I’ll blame Claudine. It could have been one of two Francoise(s). The first, with a light fluffy voice, had hits all over the world. The second, with her slight, cheap (in price) novels of brevity, containing variations on affairs of the heart, enraptured me in my uni days. And of course there was Brigitte, the stuff of legend, a dream woman for the ages. But I’ll blame Claudine – it was her song that it did for me.
Claudine. Andy Williams’ wife. I had a guilty pleasure then, way back when. I liked Andy Williams. I could pass that off by saying that he discovered Jimmy Buffett, my sunny life companion, and signed him to his record label, but I’d be lying. I just simply liked him, naff as that and he sounds now. Williams also signed Claudine. If nothing else, he had a nose for talent. I suppose I must have read about the song. Surely I would not have purchased the album on the sole basis of whom she was married to. If ‘Let’s Spend the Night Together’ and ‘Je T'aime, Moi Non Plus’ could not be played on the radio, I surely wouldn’t have heard it through that medium either. No, I reckon it was because of that song was causing a stir in the media.
After returning to my hall of residence with ‘We’ve Only Just Begun’, the record containing the song, tucked under my wing, and after ensuring the song was all I’d hoped for, I invited some of my mates into my room to listen – guys into Cream, Hendrix, Zappa et al. They were a bit nonplussed being asked to endure a soft, breathy version of ‘Bread’s’ big hit, but I said to ‘Give it time’, and then those sultry breaths turned into something else. They looked at each other, at first wide eyed –‘Is this what I think it is?’ – and when they realised that, indeed it was, there was much in the way of knowing looks and smirking. After espying the damsel in question on the album cover, like me they’d probably had sweet dreams that night – a night way back when.

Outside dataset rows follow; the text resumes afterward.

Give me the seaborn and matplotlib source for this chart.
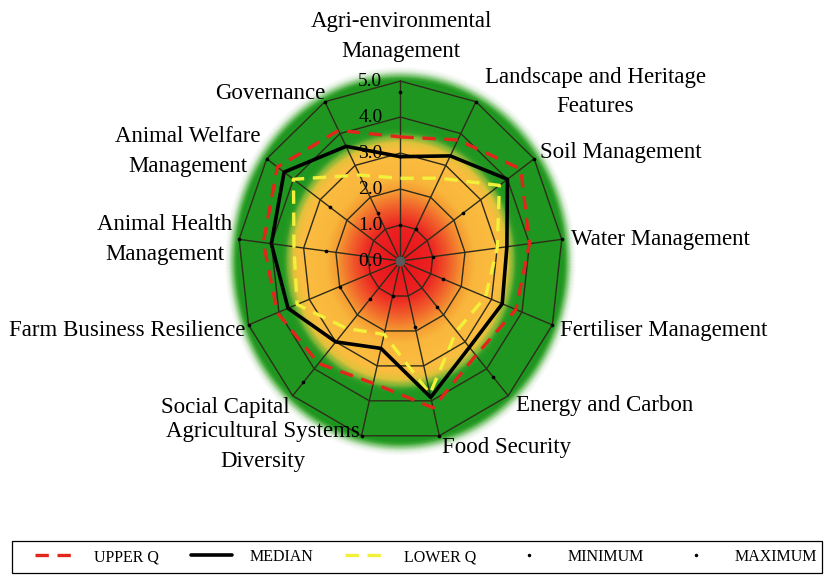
import numpy as np
import pandas as pd
import matplotlib
matplotlib.use("Agg")
import matplotlib.pyplot as plt
from matplotlib.colors import LinearSegmentedColormap, to_rgba
from matplotlib.lines import Line2D
from matplotlib.patches import Rectangle
import seaborn as sns

# Axis names, clockwise from the top
categories = ["Agri-environmental\nManagement", "Landscape and Heritage\nFeatures",
              "Soil Management", "Water Management", "Fertiliser Management",
              "Energy and Carbon", "Food Security", "Agricultural Systems\nDiversity",
              "Social Capital", "Farm Business Resilience", "Animal Health\nManagement",
              "Animal Welfare\nManagement", "Governance"]

# Scores (0-5)
upper_q = [3.45, 3.8, 4.5, 4.0, 3.8, 3.5, 4.2, 3.5, 3.8, 4.05, 4.25, 4.6, 4.1]
median = [2.9, 3.3, 4.0, 3.3, 3.35, 3.2, 3.9, 2.5, 3.0, 3.7, 4.0, 4.35, 3.6]
lower_q = [2.3, 2.6, 3.7, 3.0, 2.8, 2.6, 3.8, 2.1, 2.5, 3.4, 3.3, 4.0, 2.7]
minimum = [1.0, 1.0, 2.35, 1.0, 1.4, 1.7, 1.9, 1.0, 1.4, 2.0, 2.3, 2.65, 1.5]
maximum = [4.7, 5.0, 5.0, 5.0, 5.0, 4.3, 5.0, 5.0, 4.5, 5.0, 5.0, 5.0, 5.0]
r_ticks = [0.0, 1.0, 2.0, 3.0, 4.0, 5.0]

# where the category labels sit (figure fraction)
label_pos = [(0.485, 0.937), (0.7195, 0.840), (0.751, 0.734), (0.798, 0.583),
             (0.803, 0.426), (0.7316, 0.294), (0.613, 0.221), (0.318, 0.223),
             (0.273, 0.292), (0.1536, 0.426), (0.1995, 0.584), (0.227, 0.736),
             (0.3265, 0.838)]

sns.set_style("white")
plt.rcParams['font.family'] = ['Liberation Serif', 'DejaVu Serif']
plt.rcParams['text.color'] = 'black'

n = len(categories)
theta = np.arange(n) * 2 * np.pi / n
theta_c = np.append(theta, theta[0])


def close(vals):
    return np.append(vals, vals[0])


df = pd.DataFrame({"theta": theta_c, "upper": close(upper_q),
                   "median": close(median), "lower": close(lower_q)})

fig = plt.figure(figsize=(8.27, 5.75), dpi=100)
ax = fig.add_axes([0.272, 0.208, 0.4244, 0.676], projection='polar')
ax.set_aspect('auto')
ax.set_theta_zero_location('N')
ax.set_theta_direction(-1)
ax.set_facecolor('none')

# background: red core -> orange -> green band with soft glow
rmax = 5.4
stops = [(0.0, '#e8101a', 1), (1.0, '#ec2422', 1), (1.45, '#f0582a', 1),
         (1.95, '#f59a32', 1), (2.3, '#f9b73c', 1), (3.1, '#fbbd40', 1),
         (3.3, '#e4c23a', 1), (3.45, '#8cb838', 1), (3.6, '#2c9c26', 1),
         (3.75, '#1e961f', 1), (5.03, '#1e961f', 1), (5.12, '#4caf44', 0.75),
         (5.25, '#bfe3b8', 0.3), (rmax, '#ffffff', 0)]
cmap = LinearSegmentedColormap.from_list(
    "bg", [(r / rmax, to_rgba(c, a)) for r, c, a in stops])
tt, rr = np.meshgrid(np.linspace(0, 2 * np.pi, 361), np.linspace(0, rmax, 220))
ax.pcolormesh(tt, rr, rr, cmap=cmap, vmin=0, vmax=rmax, shading='gouraud',
              zorder=0, rasterized=True)

# polygon grid + spokes
grid_col = '#2e2c1a'
for ring in r_ticks[1:]:
    ax.plot(theta_c, [ring] * (n + 1), color=grid_col, lw=1.0, zorder=1)
for t in theta:
    ax.plot([t, t], [0, 5], color=grid_col, lw=1.0, zorder=1)
ax.plot([0], [0], 'o', color='#5a5a5a', ms=6, zorder=2)

# quartile / median lines
sns.lineplot(data=df, x="theta", y="upper", sort=False, estimator=None, ax=ax,
             color='#e3261c', lw=2.4, linestyle=(0, (4, 2.6)), legend=False, zorder=4)
sns.lineplot(data=df, x="theta", y="median", sort=False, estimator=None, ax=ax,
             color='black', lw=2.6, legend=False, zorder=5)
sns.lineplot(data=df, x="theta", y="lower", sort=False, estimator=None, ax=ax,
             color='#f2f03a', lw=2.4, linestyle=(0, (4, 2.6)), legend=False, zorder=4)

# min / max dots
sns.scatterplot(x=theta, y=minimum, ax=ax, color='black', s=7, linewidth=0,
                legend=False, zorder=6)
sns.scatterplot(x=theta, y=maximum, ax=ax, color='black', s=7, linewidth=0,
                legend=False, zorder=6)

# radial value labels
for v in r_ticks:
    ax.annotate(f"{v:.1f}", xy=(0, v), xytext=(-13, 0), textcoords='offset points',
                ha='right', va='center', fontsize=14, zorder=7)

ax.set_ylim(0, rmax)
ax.set_xticks([])
ax.set_yticks([])
ax.grid(False)
ax.spines['polar'].set_visible(False)
ax.set_xlabel("")
ax.set_ylabel("")

for name, (x, y) in zip(categories, label_pos):
    fig.text(x, y, name, ha='center', va='center', fontsize=16.5,
             multialignment='center', linespacing=1.55)

handles = [Line2D([], [], color='#e3261c', lw=2.4, linestyle=(0, (4, 2.6))),
           Line2D([], [], color='black', lw=2.6),
           Line2D([], [], color='#f2f03a', lw=2.4, linestyle=(0, (4, 2.6))),
           Line2D([], [], color='black', marker='.', ms=3, ls='none'),
           Line2D([], [], color='black', marker='.', ms=3, ls='none')]
labels = ["UPPER Q", "MEDIAN", "LOWER Q", "MINIMUM", "MAXIMUM"]
leg = fig.legend(handles, labels, loc='center left',
                 bbox_to_anchor=(30 / 827, 2 / 575, 792 / 827, 32 / 575),
                 mode='expand', ncol=5, frameon=False, fontsize=11.5,
                 handlelength=2.6, handletextpad=1.1, borderaxespad=0,
                 borderpad=0.3)
for txt in leg.get_texts():
    txt.set_color('black')
fig.patches.append(Rectangle((12 / 827, 2 / 575), 810 / 827, 32 / 575,
                             transform=fig.transFigure, fill=False,
                             edgecolor='black', lw=0.9))

fig.savefig("out.png", dpi=100)
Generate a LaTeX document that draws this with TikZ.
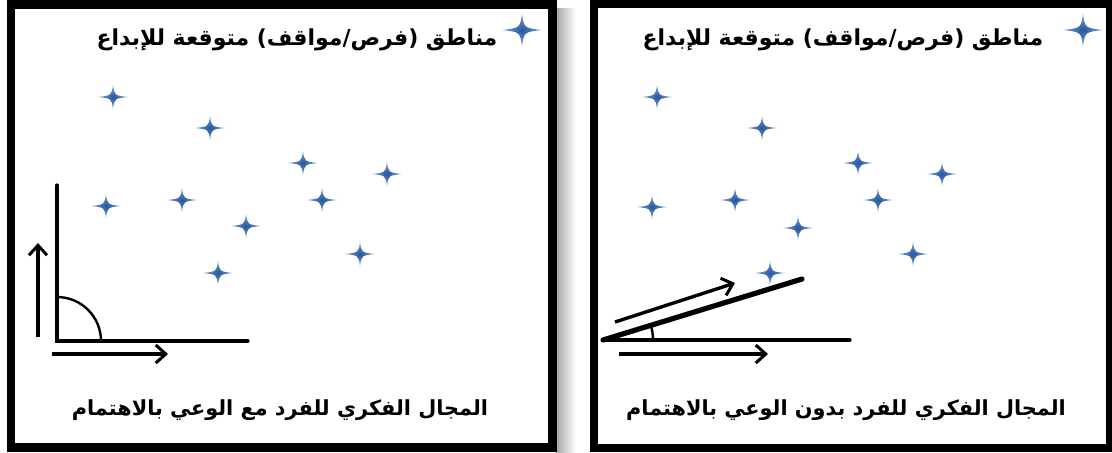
\documentclass[tikz,border=0pt]{standalone}
\usepackage{fontspec}
\usetikzlibrary{arrows.meta}
\TeXXeTstate=1
\newfontfamily\arabicfont[Script=Arabic]{DejaVu Sans}
\definecolor{sparkdark}{RGB}{38,86,156}
\definecolor{sparklight}{RGB}{128,166,218}

\begin{document}
\begin{tikzpicture}[
    x=0.5pt, y=-0.5pt,
    frame/.style={
        draw=black,
        line width=4.2pt,
        fill=white
    },
    axis line/.style={
        line width=1.6pt,
        line cap=round
    },
    motion/.style={
        line width=1.7pt,
        -{Straight Barb[length=5pt,width=9pt,line width=1.5pt]}
    },
    title/.style={
        font=\arabicfont\bfseries\fontsize{11}{14}\selectfont,
        inner sep=0pt
    },
    caption/.style={
        font=\arabicfont\bfseries\fontsize{10.4}{13}\selectfont,
        inner sep=0pt
    },
    spark/.pic={
        \shade[inner color=sparkdark, outer color=sparklight]
            (-15,0) .. controls (-1.5,-1.5) .. (0,-12)
            .. controls (1.5,-1.5) .. (15,0)
            .. controls (1.5,1.5) .. (0,12)
            .. controls (-1.5,1.5) .. cycle;
    }
]

% Fondo
\fill[white] (0,0) rectangle (1112,452);
\useasboundingbox (0,0) rectangle (1112,452);

% Marcos
\shade[left color=black!35, right color=white] (556,8) rectangle (576,452);
\draw[frame] (11,4.5) rectangle (552.5,447.5);
\draw[frame] (594,4) rectangle (1110,448);

% Titulos
\node[title] (titleL) at (297,40) {\beginR مناطق (فرص/مواقف) متوقعة للإبداع\endR};
\node[title] (titleR) at (843,40) {\beginR مناطق (فرص/مواقف) متوقعة للإبداع\endR};

% Estrellas, panel izquierdo
\pic[scale=1.35] at (522,30) {spark};
\pic at (113,97) {spark};
\pic at (210,128) {spark};
\pic at (303,163) {spark};
\pic at (387,174) {spark};
\pic at (106,206) {spark};
\pic at (182,200) {spark};
\pic at (322,200) {spark};
\pic at (246,226) {spark};
\pic at (360,254) {spark};
\pic at (218,273) {spark};

% Estrellas, panel derecho
\pic[scale=1.35] at (1083,30) {spark};
\pic at (657,97) {spark};
\pic at (762,128) {spark};
\pic at (858,163) {spark};
\pic at (942,174) {spark};
\pic at (652,207) {spark};
\pic at (735,200) {spark};
\pic at (878,200) {spark};
\pic at (798,228) {spark};
\pic at (913,254) {spark};
\pic at (770,273) {spark};

% Angulo recto
\coordinate (L-o) at (57,341);
\coordinate (L-top) at (57,185);
\coordinate (L-end) at (248,341);
\coordinate (L-arc) at (101,341);
\coordinate (L-upfrom) at (38,337);
\coordinate (L-upto) at (38,243);
\coordinate (L-rfrom) at (52,354);
\coordinate (L-rto) at (168,354);
\draw[axis line] (L-top) -- (L-o) -- (L-end);
\draw[line width=1.2pt] (L-arc) arc[start angle=0, end angle=90, radius=22pt];
\draw[motion] (L-upfrom) -- (L-upto);
\draw[motion] (L-rfrom) -- (L-rto);

% Angulo agudo
\coordinate (R-o) at (603,340);
\coordinate (R-end) at (850,340);
\coordinate (R-tip) at (802,279);
\coordinate (R-arc) at (653,340);
\coordinate (R-upfrom) at (615,322);
\coordinate (R-upto) at (735,283);
\coordinate (R-rfrom) at (619,354);
\coordinate (R-rto) at (768,354);
\draw[axis line] (R-o) -- (R-end);
\draw[line width=2.6pt, line cap=round] (R-o) -- (R-tip);
\draw[line width=1.2pt] (R-arc) arc[start angle=0, end angle=17, radius=25pt];
\draw[motion] (R-upfrom) -- (R-upto);
\draw[motion] (R-rfrom) -- (R-rto);

% Leyendas
\node[caption] (capL) at (280,410) {\beginR المجال الفكري للفرد مع الوعي بالاهتمام\endR};
\node[caption] (capR) at (846,410) {\beginR المجال الفكري للفرد بدون الوعي بالاهتمام\endR};

\end{tikzpicture}
\end{document}
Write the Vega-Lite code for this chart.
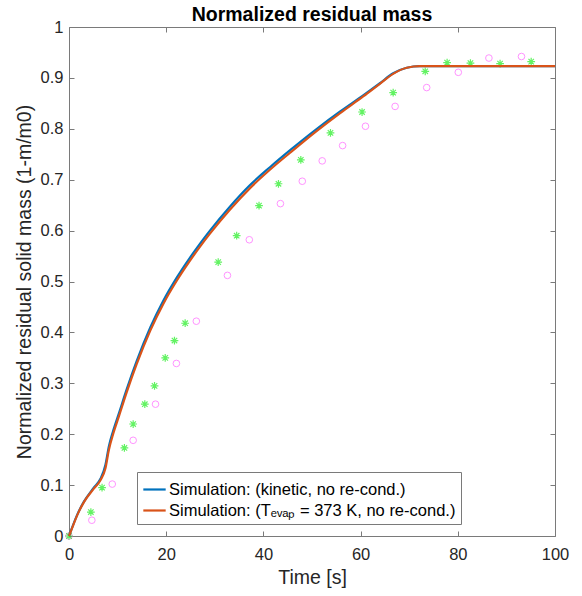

You too can check out the song, ‘Make It With You’, on YouTube.
Yes, Ms Longet’s (had Ms been invented back then?) accented trills and sighs had much to answer for, and they started me on a road to adoring everything French, especially those oh so chic women. These days it also manifests itself in that country’s sublime film output
In 1976 I ventured to Europe. London in winter was just plain glum, a depressing place I found – didn’t appreciate it much at all. But Paris, that was another matter. Despite wet footpaths and copious doggy-doo, I enjoyed every moment, and then once again when I revisited in ‘81. Paris simply sparkled both times. These days I relieve my pining for the ‘city of love’ through wonderful movies set there – ‘Midnight in Paris’ and ‘Paris/Manhattan’ are recent ones that come to mind. There is nothing, nothing to beat the French way when it comes to filming. The deftness of touch they have when they take on the fickleness of relationships between men and women is unsurpassed!
And as the name would suggest, Delphine de Vigan is a French writer, and of some repute in her homeland. This is the first translation of her oeuvre that I’ve read. ‘Underground Time’ is, obviously, set in Paris, and it revolves around human dramas. Two unhappy souls are spinning around that city - one is a high flying executive, the other a low flying on-call doctor. Ms de Vigan examines their hearts minutely. Mathilde, a youngish widow, is being demeaned and increasingly passed over at work by her boss, the odious Jacques. His devious office place bullying is driving her to the edge, and she simply cannot understand why this should be, after years of amiable cooperation. Thibault, her unseen possible new suitor, has just extricated himself from a relationship with the withdrawn Lila, but nonetheless, he is carrying around Paris a broken heart as he does his rounds of the ill and lonely.
The two are in dire need of a meaningful human connection on the single day most of the novel takes place – but will it be with each other? They almost collide mid-tome, but then veer away, leaving the reader to muse if it will ever happen. It does is all I’ll relate. We begin to suspect that two possible endings are in the offing – which one will it be? That it is neither is a tribute to the author’s skill. It is an ending that readers attuned to the Hollywood way will not appreciate though. De Vigan is far more subtle, far more French, than that. The author is of the ‘real world’ school. That is the way this story will stay with one long after others have dissipated into the mush.
Delphine de Vigan |
I have my doubts now that I'll get back to Paris. Time marches on these days, unlike times of yore. I'd need to travel there in a modicum of comfort. Perhaps I'll win the big one and take a slow boat to Le Havre. A man can dream, as no doubt, way back then, I dreamed of Claudine. I'll blame her.